I've had ample opportunity to ponder the mysterious instant of death these past few months, ever since the last lap of the Daytona 500 when Dale Earnhardt took what has been called "that awful right turn." Now comes NASCAR's controversial report on the crash.
The 324-page document dissects in minute, moment-by-moment detail the curious collision of circumstances that snapped the life out of my favorite driver. Earnhardt insisted on wearing an open-face helmet rather than the supposedly safer full-face version. His shoulder harness, apparently not installed according to the manufacturer's specifications, shredded under the tremendous pressure of impact and allowed his body to fly farther forward than it would have otherwise. But the coup de grace was a matter of sheer timing, of being in the wrong place at precisely the wrong time: Earnhardt's racecar bumped against another on its way to the retaining wall, twisting his torso, head and helmet to the right and exposing his neck and jaw to the brunt force of the collapsible steering wheel. If that didn't finish him off, the whiplash as the #3 machine rebounded off the wall certainly did.
The absence of even one of these factors might have meant Earnhardt would be racing this weekend, bruised but unbowed. The report implies that it was the combination rather than any single element of the crash that brought about his death. Yet the seatbelt maker, Simpson Performance Products, Inc., has cried foul against NASCAR and its official report for placing too much blame on the shredded harness. Simpson claims that if it had been installed properly, the belt would have done what it was supposed to do. This disagreement may well wind up in the courts, but one thing is certain from the get-go: The report, which reads like it's been gone over with a rather pricey lawyer's fine-tooth comb, was presented to the media as if to a jury, so you can bet that in addition to all their justifiable concerns for driver safety, NASCAR is taking every conceivable step to cover its billion-dollar ass.

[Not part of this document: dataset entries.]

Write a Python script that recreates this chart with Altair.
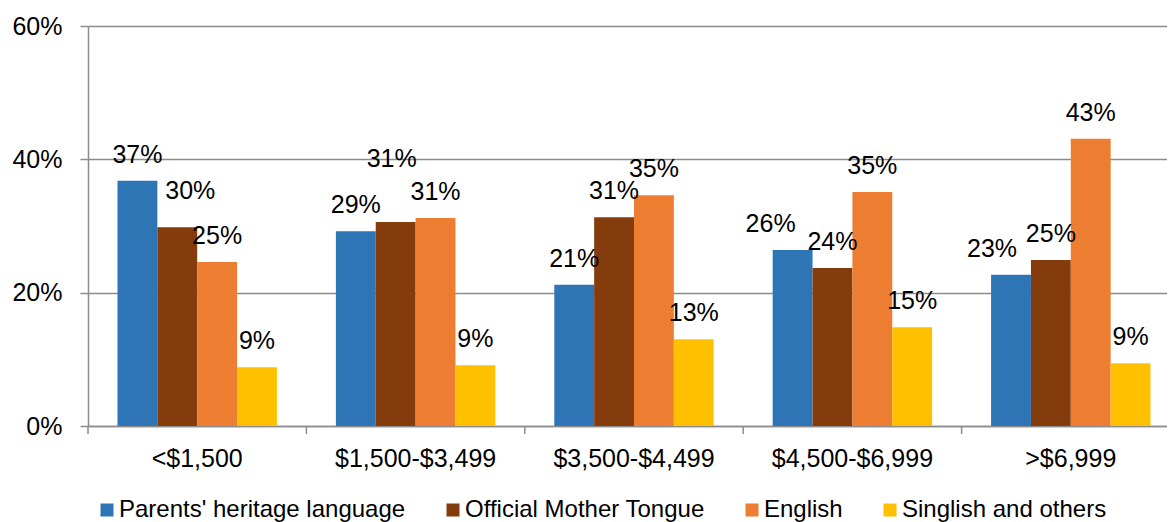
import altair as alt
import pandas as pd

categories = ["<$1,500", "$1,500-$3,499", "$3,500-$4,499", "$4,500-$6,999", ">$6,999"]
series = ["Parents' heritage language", "Official Mother Tongue", "English", "Singlish and others"]
colors = ["#2E75B6", "#843C0C", "#ED7D31", "#FFC000"]

heritage = [36.8, 29.2, 21.2, 26.4, 22.7]
mother_tongue = [29.8, 30.6, 31.3, 23.7, 24.9]
english = [24.6, 31.2, 34.6, 35.1, 43.1]
singlish = [8.8, 9.1, 13.0, 14.8, 9.4]

y_ticks = [0, 20, 40, 60]

rows = []
for s, vals in zip(series, [heritage, mother_tongue, english, singlish]):
    for c, v in zip(categories, vals):
        rows.append({"category": c, "series": s, "value": v})
df = pd.DataFrame(rows)
cat_df = pd.DataFrame({"category": categories})

FONT = "Liberation Sans"
GRID = "#8c8c8c"
W = 1079            # visible plot width
XRANGE = 1092       # band scale range (last band runs to the window edge)
STEP = XRANGE / 5.0

# manual label nudges (pixels) as in the original chart, keyed by (category, series)
nudges = {
    ("<$1,500", "Official Mother Tongue"): (13, -10),
    ("$1,500-$3,499", "Official Mother Tongue"): (-4, -37),
    ("$4,500-$6,999", "Parents' heritage language"): (-22, 0),
    (">$6,999", "Parents' heritage language"): (-19, 0),
}

x_enc = alt.X(
    "category:N",
    sort=categories,
    scale=alt.Scale(paddingInner=0.27, paddingOuter=0.135, range=[0, XRANGE]),
    axis=alt.Axis(
        title=None, labelAngle=0, ticks=False, tickSize=0, labelPadding=20,
        labelFontSize=25, labelFont=FONT, labelColor="black",
        domainColor=GRID, domainWidth=1.5,
    ),
)
xoff = alt.XOffset("series:N", sort=series, scale=alt.Scale(paddingInner=0, paddingOuter=0))
y_enc = alt.Y(
    "value:Q",
    scale=alt.Scale(domain=[0, 60], nice=False),
    axis=alt.Axis(
        title=None, values=y_ticks, labelExpr="datum.value + '%'",
        grid=True, gridColor=GRID, gridWidth=1.5,
        tickSize=8, tickColor=GRID, tickWidth=1.5, labelPadding=18,
        labelFontSize=25, labelFont=FONT, labelColor="black",
        domainColor=GRID, domainWidth=1.5,
    ),
)

base = alt.Chart(df).transform_calculate(label="format(datum.value, '.0f') + '%'")

bars = base.mark_bar().encode(
    x=x_enc,
    xOffset=xoff,
    y=y_enc,
    color=alt.Color(
        "series:N",
        sort=series,
        scale=alt.Scale(domain=series, range=colors),
        legend=alt.Legend(
            title=None, orient="none", legendX=7, legendY=472,
            direction="horizontal", columns=4, columnPadding=35,
            symbolType="square", symbolSize=169, symbolStrokeWidth=0,
            labelFontSize=24, labelFont=FONT, labelColor="black",
            labelOffset=0, padding=0, labelLimit=400,
        ),
    ),
)

text_enc = dict(
    x=alt.X("category:N", sort=categories),
    xOffset=alt.XOffset("series:N", sort=series),
    y=alt.Y("value:Q"),
    text="label:N",
)


def sel(c, s):
    cs = '"' + c + '"'
    ss = '"' + s + '"'
    return f"datum.category === {cs} && datum.series === {ss}"


not_nudged = " && ".join(f"!({sel(c, s)})" for (c, s) in nudges)

text_layers = [
    base.transform_filter(not_nudged)
    .mark_text(baseline="alphabetic", dy=-18, fontSize=25, font=FONT, color="black")
    .encode(**text_enc)
]
for (c, s), (dx, dy) in nudges.items():
    text_layers.append(
        base.transform_filter(sel(c, s))
        .mark_text(baseline="alphabetic", dx=dx, dy=-18 + dy, fontSize=25, font=FONT, color="black")
        .encode(**text_enc)
    )

ticks = alt.Chart(cat_df).mark_rule(color=GRID, strokeWidth=1.5, xOffset=-STEP * 0.135).encode(
    x=alt.X("category:N", sort=categories, bandPosition=0),
    y=alt.value(400),
    y2=alt.value(408),
)

chart = (
    alt.layer(bars, *text_layers, ticks)
    .properties(
        width=W,
        height=400,
        padding={"left": 80, "top": 18, "right": 0, "bottom": 98},
        autosize=alt.AutoSizeParams(type="none"),
    )
    .configure_view(stroke=None)
)

chart.save("out.html", embed_options={"renderer": "svg", "actions": False})
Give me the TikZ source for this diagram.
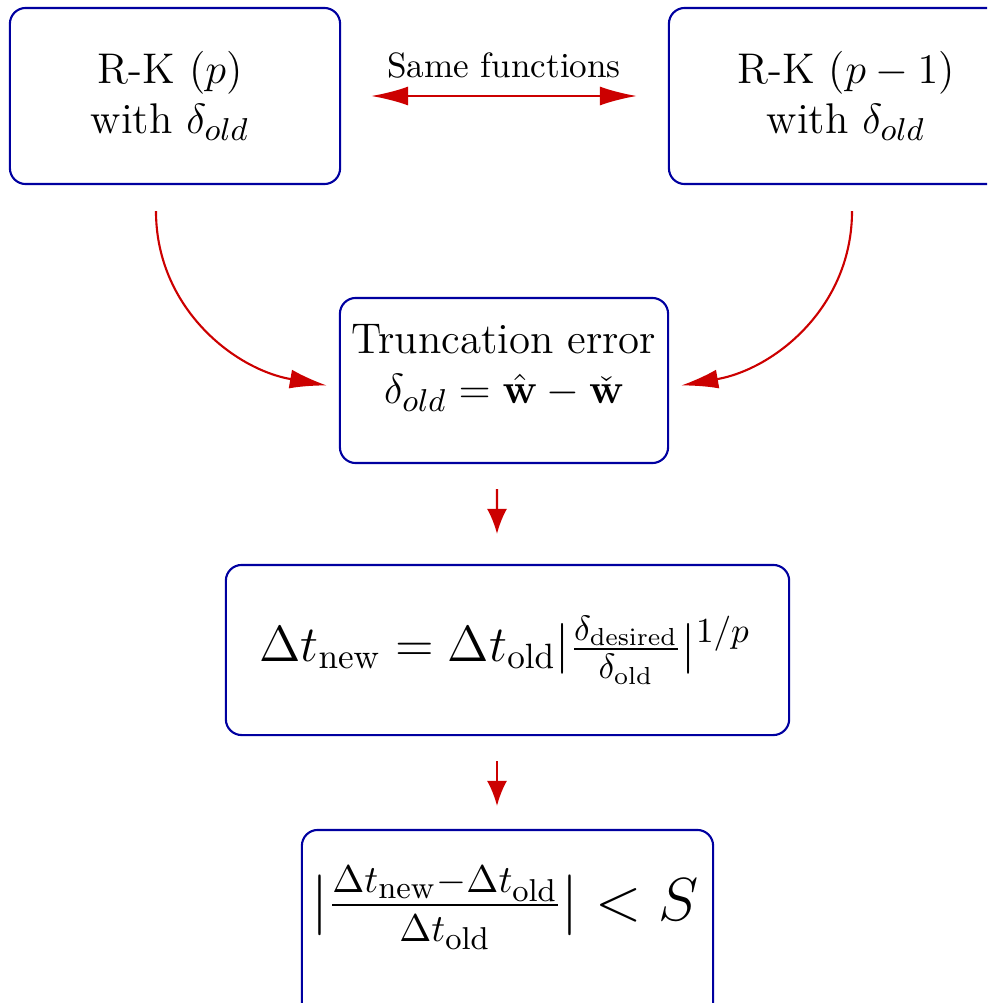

The only real surprise in the report on the Earnhardt tragedy is that NASCAR recommended but did not require its drivers to wear what is called the HANS device, a restraint system built to hold the head and shoulders in place during an accident and thus lessen the possibility of impact and whiplash. The top brass knows how stubborn its foot soldiers can be, and before the crash at Daytona only a few wore the device. Ironically, Earnhardt never hid his disdain for such "sissy stuff," and it is a measure of how hard his death struck his peers that in a recent race 41 of the 43 drivers strapped themselves into the HANS.
If you've ever been involved in an automobile accident, you may know that uncanny sense of time decelerating and everything flowing by like a slow-motion instant replay. I can't help wondering what Earnhardt was thinking in those last sad moments, but knowing his penchant for stubborn fearlessness, I suspect it went something like, "Aw hell, here we go again. Another smashed car and unfinished race." Ultimately, there's no way to know his final thoughts, any more than we'll ever figure out who was really responsible for his death: the maker of the shoulder harness, the men who installed it, the sport that sanctions such daredevil antics or those of us who pay to flirt vicariously with death. Anyone who follows racing will tell you Earnhardt walked, limped or was carried away from much deadlier-looking wrecks, but in the final analysis, traveling more than of 150 mph, this irresistible force finally met an immovable object.